A Few Tips on Organizing Creative Writing Research

from Rosmary
from Rosmary

I am studying sciences. Did I mention? I’m not going to college to do that. Rather, I’m collecting essays, blog posts from educational and science websites, and books to learn about astronomy, the composition and life cycles of suns, the earth and galaxies, and about gravity. It is not easy for me to learn this stuff sometimes. For instance, I was reading Isaac Asimov’s essay “What is Mass?” from his book Isaac Asimov’s Guide To Earth and Space. I just didn’t understand this essay. I must have read it twenty times (granted often late at night when I’m tired). I finally asked a friend who teaches math and science just what mass is. I learned from him the simplest of definitions: “the space an object takes up.” When I went back to the essay, Asimov’s instruction made sense finally and it expanded my understanding of gravity, so now I can move on with other essays in Asimov’s book and not feel lost. The point is, if you are writing fiction and need to understand something new and technical, you should have plenty of reading material, yes, but also get yourself a really smart buddy whom you can ask a question of now and again, when you don’t understand something.

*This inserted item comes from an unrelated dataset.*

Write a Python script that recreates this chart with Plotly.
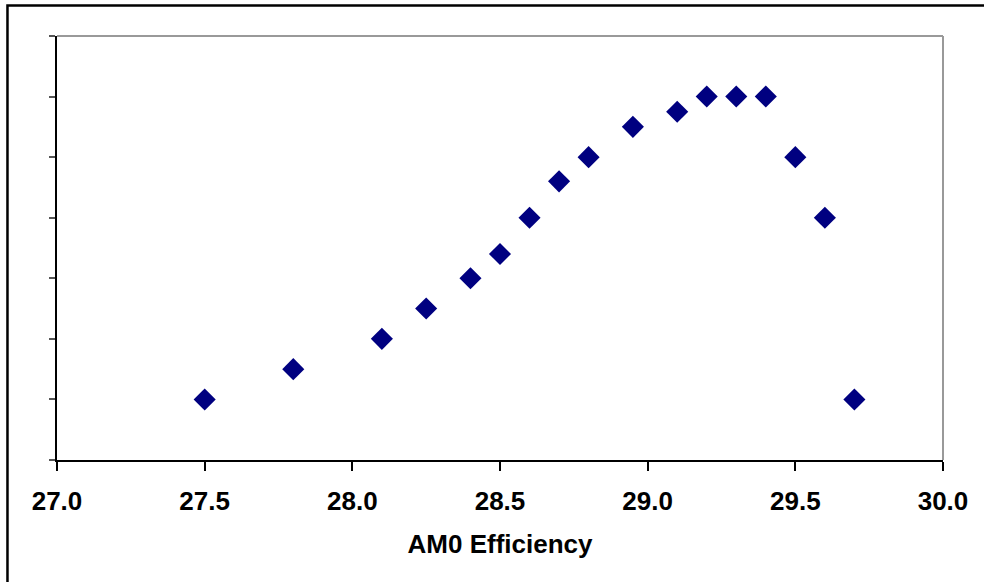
import plotly.graph_objects as go

efficiency = [27.5, 27.8, 28.1, 28.25, 28.4, 28.5, 28.6, 28.7, 28.8, 28.95,
              29.1, 29.2, 29.3, 29.4, 29.5, 29.6, 29.7]
values = [1.0, 1.5, 2.0, 2.5, 3.0, 3.4, 4.0, 4.6, 5.0, 5.5,
          5.75, 6.0, 6.0, 6.0, 5.0, 4.0, 1.0]
x_ticks = [27.0, 27.5, 28.0, 28.5, 29.0, 29.5, 30.0]

fig = go.Figure()
fig.add_trace(go.Scatter(
    x=efficiency, y=values, mode="markers",
    marker=dict(symbol="diamond", size=17, color="#000080",
                line=dict(width=0)),
    showlegend=False, cliponaxis=False,
))

fig.update_layout(
    width=984, height=582,
    margin=dict(l=57, r=41, t=36, b=122, autoexpand=False),
    paper_bgcolor="white", plot_bgcolor="white",
    font=dict(family="Liberation Sans, Arial, sans-serif", color="black"),
    xaxis=dict(
        range=[27, 30], tickvals=x_ticks, tickformat=".1f",
        ticks="outside", ticklen=9, tickcolor="black", tickwidth=1.5,
        showline=True, linecolor="black", linewidth=1.5,
        showgrid=False, zeroline=False, automargin=False,
        ticklabelstandoff=8,
        tickfont=dict(size=26, family="Liberation Sans, Arial, sans-serif", weight="bold"),
        title=dict(text="<b>AM0 Efficiency</b>", font=dict(size=26), standoff=20),
    ),
    yaxis=dict(
        range=[0, 7], dtick=1, ticks="outside", ticklen=6,
        tickcolor="#555555", tickwidth=1.5, automargin=False,
        showticklabels=False, showline=True, linecolor="black", linewidth=1.5,
        showgrid=False, zeroline=False,
    ),
    shapes=[
        dict(type="line", xref="paper", yref="paper", x0=0, x1=1, y0=1, y1=1,
             line=dict(color="#999999", width=2)),
        dict(type="line", xref="paper", yref="paper", x0=1, x1=1, y0=0, y1=1,
             line=dict(color="#999999", width=2)),
        dict(type="rect", xref="paper", yref="paper",
             x0=-0.0559, x1=1.2, y0=-0.5, y1=1.072,
             line=dict(color="black", width=2.5), layer="below"),
    ],
)

fig.write_html(
    "out.html",
    config={"displayModeBar": False},
    post_script="document.body.style.margin='0';document.body.style.overflow='hidden';",
)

I found it important to get Pocket or another bookmarking application for saving posts of interest. This application saves space on my hard drive, because the bookmark is saved on Pocket’s server. This keeps my browser free of excess stored information in the form of bookmarks, which makes my browser speedier to load. If you decide to use my example, I recommend that you spring for Pocket’s small monthly fee (about $5) or storing your research posts. For this fee, Pocket stores the original page, (as opposed to a link as with browser bookmarking) even if the page no longer exists live on the web. You can get apps across devices too. If you don’t like how pocket functions or it doesn’t play nice with your chosen applications, there are plenty of other services like it to choose from.

I am not fond of research at the library (gasp!), so I do most of it online. As such, I subscribe to a huge variety of interesting websites. I do that in several ways. I follow pages on Twitter and Facebook. For example, I subscribe to Nova, IFLoveScience, and many other science blogs. When I like a post, I can save to Pocket easily.

I also have Feedly, an rss feed reader for blog sites and other website pages with rss feeds. (You can use any feed reader. I just found Feedly easy to use since I have google email and use Chrome all the time. These applications play nicely together with Pocket too) When I find a post that I think supports my learning or project really well, I put it in Pocket right from Feedly, so I can refer back to it when I am studying or writing. If I’m in a real hurry, I can also save a post within Feedly for later reading, though if the post disappears, Feedly does not save the entire post for you, only a summary.

I use tags for my saved research. If you use websites frequently, you likely know about tags, categories, and hash tags. If you don’t, I recommend you research what these mean and how they are used on Google and start using them. If already know about these and are lazy about using them, you might want to consider that this is the difference between a towering pile of paper surrounding your desk, threatening to fall over, and a drawer full of easy to find files. Just say’in.

Good news by the way… I just got notes back from my advisor and second reader for my senior project. Their notes suggest some very minor polishing edits, but they like it. They both like it a lot! Looks like I’ll graduate September 20. Only a few things left to do: create a senior presentation, schedule my presentation, put one final polish on my senior study and resubmit, and then practice my presentation. Oh, and pay my graduation bill. Pretty soon I’ll have a college degree!